Fair Play, it does seem decent place to explore, and as usual you captured it, Thanks


----------



## Mikeymutt (Jan 7, 2016)

smiler said:


> Rubex, are you saying Mikey walked through all that clutter and Didn't trip on anything?
> 
> Fair Play, it does seem decent place to explore, and as usual you captured it, Thanks


I am always tripping and slipping and banging things smiler  I did a great little dance on the mud at toy cottage


----------



## URBANMYTH (Jan 7, 2016)

Great find rubex it just shows that you get out what you put in you clearly put alot of time into this hobby, hence the reason you always find stunning places well done keep up the good work


----------



## HughieD (Jan 8, 2016)

Fab report that Rubex. And yes the graff is a bit of a surprise.
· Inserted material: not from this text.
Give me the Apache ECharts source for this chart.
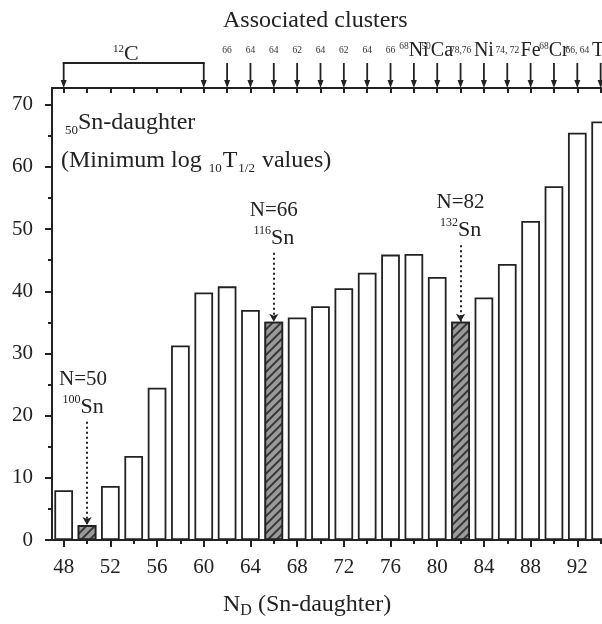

As for the red hand=prints in the last pic - they are just totally random!


----------



## tumble112 (Jan 8, 2016)

It's difficult to keep up with you these days! That's not a complaint though, another brilliant find!


----------



## flyboys90 (Jan 8, 2016)

Cracking find and excellent images,Thanks for sharing.


----------



## TheNarrator (Jan 8, 2016)

Wonderful photos. The handprint on the window looks like the front cover of a horror film. The other graffiti isn't even creative.


----------



## jsp77 (Jan 8, 2016)

A very nice find and you have some cracking photos. Not sure about the decor.


----------



## Jon6D (Feb 21, 2016)

Loads of character in this place, love it thank you


----------



## Vertigo Rod (Feb 28, 2016)

Visited this house with Jon6D this week and it has changed so much - so interesting to see. Obviously an Explorer with a passion for BBC's Changing Rooms has been recently! Loved this post - thanks Rubex


----------